Whether it is working to improve morning commutes to work and school, fighting against the emissions that come along with moving people and goods from one place to another or ensuring every American has a safe and stable place to call home – this bill touches the life of every American.

Yet, this bill undercuts the fundamental values of the American people, and at the expense of our lowest income families. Rather than continuing investments to upgrade our outdated infrastructure, this bill would weaken the safety of our transportation workers and communities.

Instead of reducing congestion on our roads, delays at our airports, and bottlenecks at train stations, this bill would make our daily commutes and travel times longer.

When we should be investing more resources in safe stable affordable housing to help the millions of American families that are barely getting by each month, this bill would eliminate the opportunity for 22,000 working families to secure an affordable mortgage or home to rent.

All in all, this bill trades the basic needs of everyday Americans for the wants of the wealthiest. 

This message is made very clear when the bill cuts more than $7 billion for freight, rail, transit, and port infrastructure projects that span all 50 states and the District of Columbia, urban and rural. This includes a complete elimination of the Thriving Communities program; striking out any new funding for the popular and bipartisan RAISE and Mega grant programs; gutting funding for light rail, subways, and bus projects by 82 percent; and slashing Amtrak’s northeast corridor funding by 92 percent, crippling the entire national network from Florida to New York, Texas to California, and in my own district – from Chicago, to Arkansas, Montana, and all the way to the Pacific Northwest.

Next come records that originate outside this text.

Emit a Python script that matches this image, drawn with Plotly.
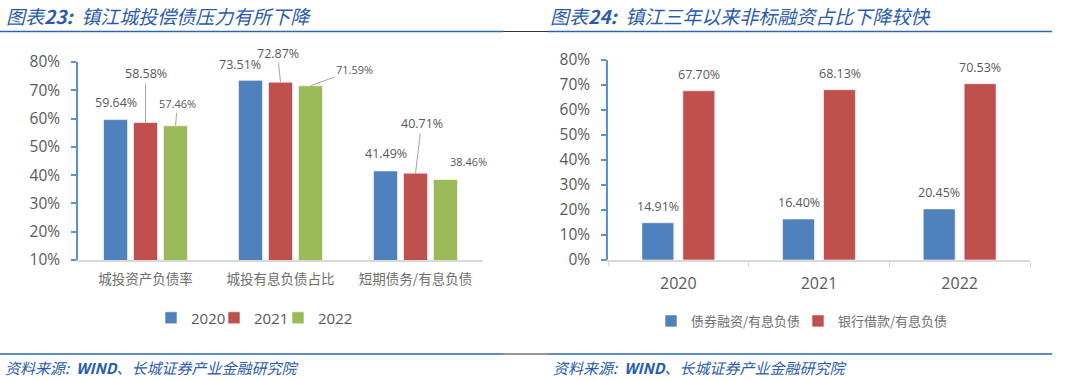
import plotly.graph_objects as go

# ---------------- data ----------------
cats_left = ["城投资产负债率", "城投有息负债占比", "短期债务/有息负债"]
years_left = ["2020", "2021", "2022"]
v2020 = [59.64, 73.51, 41.49]
v2021 = [58.58, 72.87, 40.71]
v2022 = [57.46, 71.59, 38.46]

years_right = ["2020", "2021", "2022"]
bond_share = [14.91, 16.40, 20.45]
bank_share = [67.70, 68.13, 70.53]
right_names = ["债券融资/有息负债", "银行借款/有息负债"]

left_ticks = [10, 20, 30, 40, 50, 60, 70, 80]
right_ticks = [0, 10, 20, 30, 40, 50, 60, 70, 80]

title_left = "<i>图表<b>23:</b>  镇江城投偿债压力有所下降</i>"
title_right = "<i>图表<b>24:</b>  镇江三年以来非标融资占比下降较快</i>"
source = "<i>资料来源:  <b>WIND</b>、长城证券产业金融研究院</i>"

# ---------------- style ----------------
W, H = 1080, 381
BLUE, RED, GREEN = "#4F81BD", "#C0504D", "#9BBB59"
AXIS_BLUE = "#5B8FD0"
GREY_TXT = "#595959"
TITLE_BLUE = "#2A5CAA"
NUM = "Open Sans, Noto Sans CJK SC"
CJK = "Noto Sans CJK SC"

def px(v):
    return v / W

def py(v):
    return 1 - v / H

fig = go.Figure()

# left chart bars (one legend box per entry, placed like the original)
lw = 0.178   # width in category units
lstep = 0.222
left_series = [(years_left[0], v2020, BLUE), (years_left[1], v2021, RED), (years_left[2], v2022, GREEN)]
left_legends = ["legend", "legend3", "legend4"]
for i, (nm, vals, col) in enumerate(left_series):
    fig.add_trace(go.Bar(
        x=cats_left, y=vals, name=nm, marker=dict(color=col, line=dict(color="rgba(255,255,255,0.6)", width=1)),
        width=lw, offset=(i - 1) * lstep - lw / 2, xaxis="x", yaxis="y",
        legend=left_legends[i], hoverinfo="skip",
    ))

# right chart bars
rw = 0.227
rstep = 0.291
right_series = [(right_names[0], bond_share, BLUE), (right_names[1], bank_share, RED)]
right_legends = ["legend2", "legend5"]
for i, (nm, vals, col) in enumerate(right_series):
    fig.add_trace(go.Bar(
        x=years_right, y=vals, name=nm, marker=dict(color=col, line=dict(color="rgba(255,255,255,0.6)", width=1)),
        width=rw, offset=(i - 0.5) * rstep - rw / 2, xaxis="x2", yaxis="y2",
        legend=right_legends[i], hoverinfo="skip",
    ))

annotations = []

# left labels: (dx, dy, arrow, fontsize) per series x category
left_label_style = [
    [(0, -17, False, 12.5), (-11, -16, False, 12.5), (0, -17, False, 12.5)],
    [(0, -49, True, 12.5), (-3, -29, True, 12.5), (6, -50, True, 12.5)],
    [(2, -22, True, 11), (44, -16, True, 11), (23, -18, False, 11)],
]
for si, (nm, vals, col) in enumerate(left_series):
    for ci, v in enumerate(vals):
        dx, dy, arrow, fs = left_label_style[si][ci]
        xs = (si - 1) * 30
        if arrow:
            annotations.append(dict(
                x=ci, y=v, xref="x", yref="y", xshift=xs, text=f"{v:.2f}%",
                showarrow=True, arrowhead=0, arrowwidth=1, arrowcolor="#A6A6A6",
                ax=dx, ay=dy, standoff=0, font=dict(family=NUM, size=fs, color=GREY_TXT),
            ))
        else:
            annotations.append(dict(
                x=ci, y=v, xref="x", yref="y", xshift=xs + dx, yshift=-dy, text=f"{v:.2f}%",
                showarrow=False, yanchor="middle", font=dict(family=NUM, size=fs, color=GREY_TXT),
            ))

# right labels
for si, (nm, vals, col) in enumerate(right_series):
    for ci, v in enumerate(vals):
        annotations.append(dict(
            x=ci, y=v, xref="x2", yref="y2", xshift=(si - 0.5) * 41, yshift=16, text=f"{v:.2f}%",
            showarrow=False, yanchor="middle", font=dict(family=NUM, size=12.5, color=GREY_TXT),
        ))

# titles and source
for x0, t in [(4, title_left), (548, title_right)]:
    annotations.append(dict(x=px(x0), y=py(15), xref="paper", yref="paper", xanchor="left", yanchor="middle",
                            text=t, showarrow=False, font=dict(family=CJK, size=19, color=TITLE_BLUE)))
for x0 in [3, 551]:
    annotations.append(dict(x=px(x0), y=py(367), xref="paper", yref="paper", xanchor="left", yanchor="middle",
                            text=source, showarrow=False, font=dict(family=CJK, size=15, color=TITLE_BLUE)))

shapes = []
for yy in [31.5, 354]:
    shapes.append(dict(type="line", xref="paper", yref="paper", x0=0, x1=px(503), y0=py(yy), y1=py(yy),
                       line=dict(color="#2E64B0", width=1.5)))
    shapes.append(dict(type="line", xref="paper", yref="paper", x0=px(503), x1=px(548), y0=py(yy), y1=py(yy),
                       line=dict(color="#333333", width=1)))
    shapes.append(dict(type="line", xref="paper", yref="paper", x0=px(548), x1=px(1052), y0=py(yy), y1=py(yy),
                       line=dict(color="#2E64B0", width=1.5)))

def legend_box(x_left, y_mid, font):
    return dict(orientation="h", x=px(x_left), xanchor="left", y=py(y_mid), yanchor="middle",
                font=font, itemwidth=30, bgcolor="rgba(0,0,0,0)")

num_leg_font = dict(family=NUM, size=15, color=GREY_TXT)
cjk_leg_font = dict(family=CJK, size=13, color="#6E6E6E")

fig.update_layout(
    template="none",
    width=W, height=H, margin=dict(l=0, r=0, t=0, b=0, pad=0, autoexpand=False),
    paper_bgcolor="white", plot_bgcolor="white",
    barmode="overlay", showlegend=True,
    xaxis=dict(domain=[px(78), px(483)], anchor="y", type="category", automargin=False,
               showgrid=False, showline=True, linecolor="#D9D9D9", ticklabelstandoff=6,
               linewidth=1.5, ticks="", tickfont=dict(family=CJK, size=13.5, color="#6E6E6E"),
               range=[-0.5, 2.5]),
    yaxis=dict(domain=[py(260), py(62)], anchor="x", range=[10, 80], tickvals=left_ticks, automargin=False,
               ticktext=[f"{t}%" for t in left_ticks], showgrid=False, zeroline=False,
               showline=True, linecolor=AXIS_BLUE, linewidth=1.5, ticks="outside", ticklen=5,
               tickcolor=AXIS_BLUE, tickwidth=1.5, ticklabelstandoff=8,
               tickfont=dict(family=NUM, size=15.5, color=GREY_TXT)),
    xaxis2=dict(domain=[px(608), px(1030)], anchor="y2", type="category", automargin=False,
                showgrid=False, showline=True, linecolor="#D9D9D9", ticklabelstandoff=8,
                linewidth=1.5, ticks="outside", tickson="boundaries", ticklen=5, tickcolor="#D9D9D9",
                tickfont=dict(family=NUM, size=16, color=GREY_TXT), range=[-0.5, 2.5]),
    yaxis2=dict(domain=[py(260), py(60)], anchor="x2", range=[0, 80], tickvals=right_ticks, automargin=False,
                ticktext=[f"{t}%" for t in right_ticks], showgrid=False, zeroline=False,
                showline=True, linecolor=AXIS_BLUE, linewidth=1.5, ticks="outside", ticklen=5,
                tickcolor=AXIS_BLUE, tickwidth=1.5, ticklabelstandoff=8,
                tickfont=dict(family=NUM, size=15.5, color=GREY_TXT)),
    legend=legend_box(151, 318, num_leg_font),
    legend3=legend_box(214, 318, num_leg_font),
    legend4=legend_box(278, 318, num_leg_font),
    legend2=legend_box(651, 321, cjk_leg_font),
    legend5=legend_box(798, 321, cjk_leg_font),
    annotations=annotations, shapes=shapes,
)

# remove the browser's default 8px body margin so the figure sits at the page origin
fig.write_html("out.html", config={"displayModeBar": False},
               post_script="document.body.style.margin='0px';")
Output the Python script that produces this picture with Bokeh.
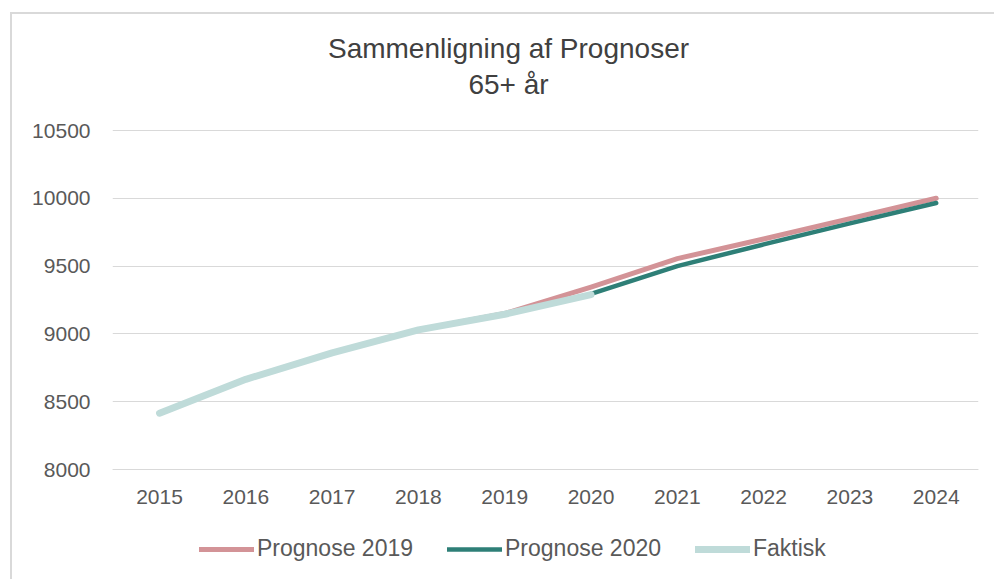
from bokeh.plotting import figure
from bokeh.models import Range1d, Legend, LegendItem, FixedTicker, Label
from bokeh.embed import file_html
from bokeh.resources import INLINE
import numpy as np

# ---- data ----
years = [2015, 2016, 2017, 2018, 2019, 2020, 2021, 2022, 2023, 2024]
prognose_2019 = [None, None, None, 9030, 9150, 9345, 9555, 9700, 9850, 10000]
prognose_2020 = [None, None, None, None, None, 9295, 9500, 9660, 9815, 9965]
faktisk = [8415, 8665, 8860, 9030, 9145, 9290, None, None, None, None]
y_ticks = [8000, 8500, 9000, 9500, 10000, 10500]
title_line1 = "Sammenligning af Prognoser"
title_line2 = "65+ år"
series_names = ["Prognose 2019", "Prognose 2020", "Faktisk"]

FONT = "Liberation Sans"
Y_MIN, Y_MAX = y_ticks[0], y_ticks[-1]

# layout (pixels): plotted value band and the room kept above / below it
CANVAS_H = 567
BAND_TOP = 116      # px from canvas top to the top tick
BAND_BOTTOM = 455   # px from canvas top to the bottom tick
k = (BAND_BOTTOM - BAND_TOP) / (Y_MAX - Y_MIN)
y_lo = Y_MIN - (CANVAS_H - BAND_BOTTOM) / k
y_hi = Y_MAX + BAND_TOP / k

def arr(v):
    return np.array([np.nan if a is None else a for a in v], dtype=float)

p = figure(width=984, height=CANVAS_H, output_backend="svg", toolbar_location=None,
           title=None,
           x_range=Range1d(2014.455, 2024.49), y_range=Range1d(y_lo, y_hi),
           min_border_left=100, min_border_right=18, min_border_top=0,
           min_border_bottom=0)
p.styles = {"border-top": "2px solid #d9d9d9", "border-left": "2px solid #d9d9d9",
            "margin-top": "12px", "margin-left": "10px"}
p.outline_line_color = None
p.background_fill_color = "white"
p.border_fill_color = "white"

# axes
p.xaxis.ticker = FixedTicker(ticks=years)
p.yaxis.ticker = FixedTicker(ticks=y_ticks)
p.ygrid.ticker = FixedTicker(ticks=y_ticks)
p.xaxis.fixed_location = Y_MIN
for ax in (p.xaxis[0], p.yaxis[0]):
    ax.major_tick_line_color = None
    ax.minor_tick_line_color = None
    ax.major_label_text_font = FONT
    ax.major_label_text_font_size = "21px"
    ax.major_label_text_color = "#595959"
p.xaxis.axis_line_color = "#d9d9d9"
p.yaxis.axis_line_color = None
p.xaxis.major_label_standoff = 14
p.yaxis.major_label_standoff = 16
p.xgrid.grid_line_color = None
p.ygrid.grid_line_color = "#d9d9d9"
p.ygrid.grid_line_width = 1

r1 = p.line(years, arr(prognose_2019), line_color="#d39397", line_width=5, line_cap="round", line_join="round")
r2 = p.line(years, arr(prognose_2020), line_color="#2e7f77", line_width=4.5, line_cap="round", line_join="round")
r3 = p.line(years, arr(faktisk), line_color="#bfdbd9", line_width=7, line_cap="round", line_join="round")

legend = Legend(items=[LegendItem(label=series_names[0], renderers=[r1]),
                       LegendItem(label=series_names[1], renderers=[r2]),
                       LegendItem(label=series_names[2], renderers=[r3])],
                orientation="horizontal", location=(87, 19),
                glyph_width=55, glyph_height=22, label_height=22,
                label_standoff=3, spacing=34, padding=0, margin=0,
                label_text_font=FONT, label_text_font_size="23px",
                label_text_color="#595959", border_line_color=None,
                background_fill_alpha=0)
p.add_layout(legend, "center")

p.add_layout(Label(x=396, y=CANVAS_H - 34, x_units="screen", y_units="screen",
                   text=title_line1, text_align="center", text_baseline="alphabetic",
                   text_font=FONT, text_font_size="28px", text_color="#404040"))
p.add_layout(Label(x=396, y=CANVAS_H - 70, x_units="screen", y_units="screen",
                   text=title_line2, text_align="center", text_baseline="alphabetic",
                   text_font=FONT, text_font_size="28px", text_color="#404040"))

open("out.html", "w").write(file_html(p, INLINE))
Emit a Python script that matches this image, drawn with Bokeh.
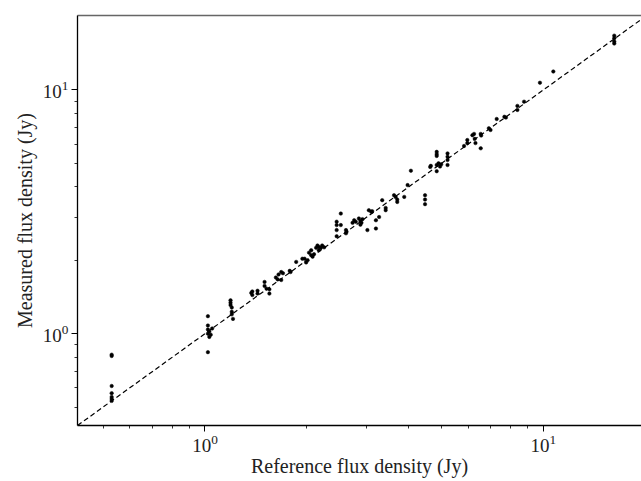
from bokeh.plotting import figure
from bokeh.models import LogAxis, FixedTicker
from bokeh.embed import file_html
from bokeh.resources import INLINE

# Axis limits (Jy)
X_MIN, X_MAX = 0.42, 19.5
Y_MIN, Y_MAX = 0.42, 20.2

MAJOR_TICKS = [1, 10]
MINOR_TICKS = [0.5, 0.6, 0.7, 0.8, 0.9, 2, 3, 4, 5, 6, 7, 8, 9]

X_LABEL = "Reference flux density (Jy)"
Y_LABEL = "Measured flux density (Jy)"

reference_flux = [
    0.53, 0.53, 0.53, 0.53, 0.53, 0.53, 0.53,
    1.02, 1.02, 1.02, 1.03, 1.02, 1.04, 1.05, 1.03, 1.02,
    1.19, 1.19, 1.19, 1.20, 1.20, 1.20, 1.21,
    1.37, 1.38, 1.38, 1.43, 1.43, 1.50, 1.50, 1.52, 1.55, 1.55,
    1.62, 1.65, 1.68, 1.70, 1.68, 1.64, 1.79, 1.78,
    1.86, 1.94, 1.97, 1.99, 2.01, 2.03, 2.06, 2.06, 2.08, 2.10, 2.13, 2.15, 2.17, 2.17, 2.20, 2.22, 2.25,
    2.45, 2.45, 2.45, 2.45, 2.52, 2.52, 2.61, 2.61, 2.62,
    2.73, 2.76, 2.79, 2.85, 2.88, 2.90, 2.92, 2.88,
    3.02, 3.05, 3.10, 3.12, 3.20, 3.20, 3.27, 3.34, 3.42, 3.42,
    3.62, 3.66, 3.70, 3.70, 3.88, 3.97, 4.06,
    4.47, 4.47, 4.47,
    4.63, 4.65, 4.84, 4.84, 4.84, 4.84, 4.84, 4.90, 4.95, 4.99, 5.21, 5.21, 5.21, 5.21,
    5.83, 5.96, 5.96, 6.17, 6.24, 6.27, 6.30, 6.53, 6.53, 6.55, 6.90, 6.98, 7.28, 7.67, 7.75,
    8.38, 8.38, 8.77, 9.77, 10.7, 16.2, 16.2, 16.2, 16.2,
]
measured_flux = [
    0.82, 0.81, 0.61, 0.57, 0.55, 0.54, 0.53,
    1.18, 1.08, 1.04, 1.02, 1.00, 0.99, 1.05, 0.97, 0.84,
    1.37, 1.34, 1.31, 1.28, 1.23, 1.20, 1.15,
    1.47, 1.44, 1.49, 1.50, 1.46, 1.63, 1.57, 1.53, 1.52, 1.46,
    1.70, 1.75, 1.79, 1.77, 1.66, 1.67, 1.79, 1.81,
    1.97, 2.03, 2.03, 1.96, 2.00, 2.15, 2.20, 2.10, 2.07, 2.12, 2.25, 2.30, 2.27, 2.20, 2.25, 2.30, 2.26,
    2.88, 2.79, 2.66, 2.51, 3.11, 2.79, 2.66, 2.58, 2.62,
    2.85, 2.92, 2.88, 2.97, 2.90, 2.85, 2.95, 2.80,
    2.66, 3.21, 3.16, 3.18, 2.92, 2.70, 3.01, 3.53, 3.21, 3.28,
    3.70, 3.64, 3.55, 3.47, 3.64, 4.07, 4.66,
    3.70, 3.55, 3.40,
    4.83, 4.88, 5.57, 5.45, 5.36, 4.92, 4.64, 5.00, 4.85, 4.95, 5.49, 5.32, 5.16, 4.92,
    5.89, 6.23, 6.05, 6.52, 6.60, 6.30, 6.05, 5.76, 6.60, 6.50, 6.96, 6.85, 7.60, 7.76, 7.70,
    8.60, 8.28, 8.95, 10.7, 11.9, 16.7, 16.3, 15.8, 15.5,
]

FONT = "Liberation Serif"

p = figure(
    width=641, height=481,
    x_axis_type="log", y_axis_type="log",
    x_range=(X_MIN, X_MAX), y_range=(Y_MIN, Y_MAX),
    output_backend="svg", toolbar_location=None,
    min_border_left=77, min_border_right=0,
    min_border_top=15, min_border_bottom=56,
)
p.outline_line_color = None
p.xgrid.visible = False
p.ygrid.visible = False
p.background_fill_color = "white"
p.border_fill_color = "white"

for ax, label in ((p.xaxis[0], X_LABEL), (p.yaxis[0], Y_LABEL)):
    ax.ticker = FixedTicker(ticks=MAJOR_TICKS, minor_ticks=MINOR_TICKS)
    ax.axis_label = label
    ax.axis_label_text_font = FONT
    ax.axis_label_text_font_style = "normal"
    ax.axis_label_text_font_size = "20px"
    ax.axis_label_text_color = "#222222"
    ax.major_label_text_font = FONT
    ax.major_label_text_font_size = "19px"
    ax.major_label_text_color = "#222222"
    ax.axis_line_color = "black"
    ax.axis_line_width = 1.3
    ax.major_tick_line_color = "black"
    ax.minor_tick_line_color = "black"
    ax.major_tick_in = 0
    ax.major_tick_out = 6
    ax.minor_tick_in = 0
    ax.minor_tick_out = 3
    ax.major_tick_line_width = 1
    ax.minor_tick_line_width = 0.8

p.xaxis[0].major_label_standoff = 3
p.xaxis[0].axis_label_standoff = 0
p.yaxis[0].major_label_standoff = 3
p.yaxis[0].axis_label_standoff = 4

top = LogAxis(ticker=FixedTicker(ticks=[]), major_label_text_font_size="0px",
              major_tick_line_color=None, minor_tick_line_color=None,
              axis_line_color="#666666", axis_line_width=1.5)
p.add_layout(top, "above")

# y = x reference line
p.line([X_MIN, 25], [X_MIN, 25], line_color="black", line_width=1.2, line_dash="5 3")

p.scatter(reference_flux, measured_flux, marker="circle", size=3.5,
          fill_color="black", line_color="black", line_width=0.5)

open("out.html", "w").write(file_html(p, INLINE))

The bill also eliminates more than $2 billion for housing development and community revitalization programs (based on merit and need, I might add) including pulling back half a billion dollars intended to make housing safer for low-income children and families. A safe and stable roof over your child’s head should not be a worry for working parents already struggling to make ends meet. Yet, if enacted into law, this bill would force millions of families, elderly and disabled, to make even more difficult decisions each day on whether to live in a home riddled with lead and mold.

All while the bill eliminates $25 billion from the IRS for tax oversight for the wealthy, an agency that this bill does not even have jurisdiction over.

Compounding these concerns are the several controversial policy riders that unnecessarily attack high speed rail, roll back transportation safety, and call into question civil rights protections for most Americans.

This bill does not represent what a majority of our constituents have called on us to do, and I fear we have yet to see what additional cuts may be taken within this bill to appease those Members calling for draconian levels of spending, on the backs of everyday Americans.

As such, Mr. Chairman, I respectively cannot support this bill. Thank you.